ANA advances the nursing profession by fostering high standards of
nursing practice, promoting the economic and general welfare of
nurses in the workplace, projecting a positive and realistic view of
nursing, and by lobbying the Congress and regulatory agencies on
health care issues affecting nurses and the public."
Can anyone come up with any verified evidence to support this rhetoric? Work conditions over the past 10+ years have "gone to the dogs". Hello... This is why there is a shortage. People are running from poor work environments, and encouraging young people to avoid the nursing profession altogether!!
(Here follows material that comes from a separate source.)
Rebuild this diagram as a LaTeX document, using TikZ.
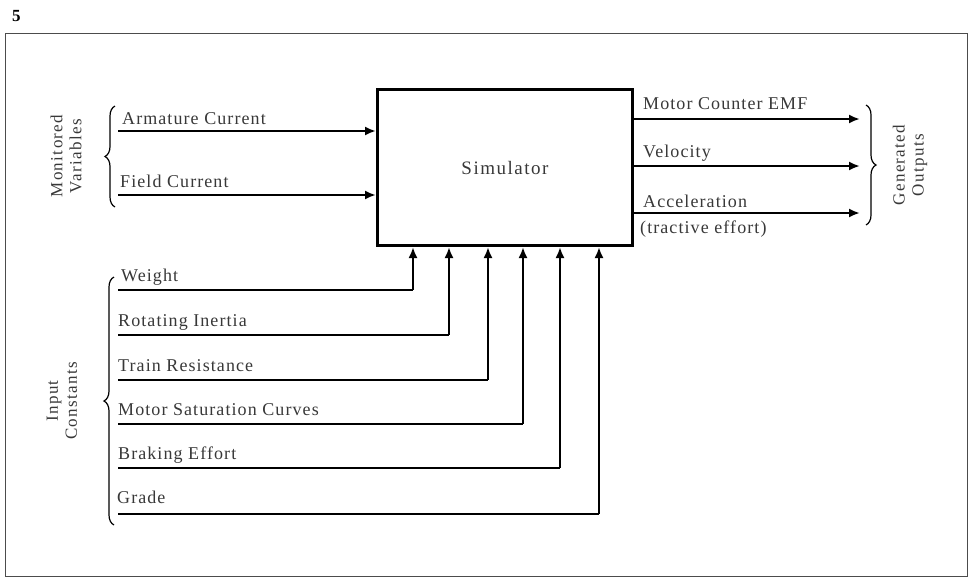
\documentclass[tikz,border=0pt]{standalone}
\usepackage{fontspec}
\setmainfont{Liberation Serif}
\usetikzlibrary{arrows.meta,decorations.pathreplacing}
\definecolor{txt}{HTML}{383838}
\newcommand{\lblfont}{\fontsize{18}{20}\selectfont\addfontfeature{LetterSpace=6}}
\tikzset{
  lbl/.style={anchor=base west, inner sep=0pt, text=txt, font=\lblfont},
  rlbl/.style={rotate=90, align=center, inner sep=0pt, text=txt, font=\fontsize{17}{19}\selectfont\addfontfeature{LetterSpace=8}},
  arr/.style={line width=2.2pt, -{Latex[length=11pt,width=9pt]}},
  conn/.style={line width=2.2pt},
  brc/.style={line width=1.2pt, decorate, decoration={brace, amplitude=10pt}},
  frame/.style={line width=1pt, draw=black!70}
}
\begin{document}
\begin{tikzpicture}[x=1pt,y=-1pt]
\useasboundingbox (0,0) rectangle (971,579);
\node[anchor=base west, inner sep=0pt, font=\bfseries\fontsize{17}{19}\selectfont] (num) at (12,21) {5};
\draw[frame] (5,33) rectangle (967,576);
\node[draw, line width=3pt, minimum width=255pt, minimum height=156pt, anchor=north west, text=txt, font=\fontsize{19}{21}\selectfont\addfontfeature{LetterSpace=8}] (sim) at (376,88) {Simulator};
% monitored
\node[lbl] (ac) at (122,124) {Armature Current};
\node[lbl] (fc) at (120,187) {Field Current};
\coordinate (acs) at (118,131);
\coordinate (fcs) at (118,195);
\draw[arr] (acs) -- (acs -| sim.west);
\draw[arr] (fcs) -- (fcs -| sim.west);
\draw[brc] (115,207) -- (115,106);
\node[rlbl] (mv) at (66,156) {Monitored\\Variables};
% outputs
\coordinate (o1) at (860,119);
\coordinate (o2) at (860,166);
\coordinate (o3) at (860,213);
\draw[arr] (o1 -| sim.east) -- (o1);
\draw[arr] (o2 -| sim.east) -- (o2);
\draw[arr] (o3 -| sim.east) -- (o3);
\node[lbl] (emf) at (643,109) {Motor Counter EMF};
\node[lbl] (vel) at (643,157) {Velocity};
\node[lbl] (acc) at (643,207) {Acceleration};
\node[lbl] (tra) at (640,233) {(tractive effort)};
\draw[brc] (866,105) -- (866,225);
\node[rlbl] (go) at (910,165) {Generated\\Outputs};
% input constants
\node[lbl] (w) at (121,281) {Weight};
\node[lbl] (ri) at (118,326) {Rotating Inertia};
\node[lbl] (tr) at (118,371) {Train Resistance};
\node[lbl] (ms) at (118,415) {Motor Saturation Curves};
\node[lbl] (be) at (118,459) {Braking Effort};
\node[lbl] (gr) at (117,503) {Grade};
\coordinate (s1) at (118,290); \coordinate (c1) at (413,290);
\coordinate (s2) at (118,335); \coordinate (c2) at (449,335);
\coordinate (s3) at (118,380); \coordinate (c3) at (488,380);
\coordinate (s4) at (118,424); \coordinate (c4) at (523,424);
\coordinate (s5) at (118,468); \coordinate (c5) at (560,468);
\coordinate (s6) at (118,514); \coordinate (c6) at (599,514);
\foreach \i in {1,...,6}{
  \draw[conn] (s\i) -- (c\i);
  \draw[arr] (c\i) -- (c\i |- sim.south);
}
\draw[brc] (114,525) -- (114,277);
\node[rlbl] (ic) at (62,401) {Input\\Constants};
\end{tikzpicture}
\end{document}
- 0Apr 22, '01 by Tim-GNPThis rhetoric on this subject, actually, has become boring and likened to banging heads against a wall--- check out the following debates:
There really is nothing more to say.
- 0Apr 23, '01 by MscI will not support any existing organization. My hard-earned money will stay in my pocket. Nursing and Patient issues have never been addressed by any organization, or we wouldn't be in this pit. One person alone can make changes. Changes that should have been addressed years ago by our policy changers and nursing organizations.
All the political rhetoric is very cute, and might convince some. Obviously, the majority do not have any faith in these organizations. This fact alone should wake someone up. We must have new organizations, new leadership, and work together to create a powerful lobbying voice that will be heard.
Not me, though, I am too busy fighting the system by myself, without any help from any organization. I am finished with nursing. 18 years, one whistleblower lawsuit, numerous contacts with my state officials and various state departments, and the stress connected with nursing work environement, has shown me the truth. I am on my own.
No sir, you won't get my money. I am busy.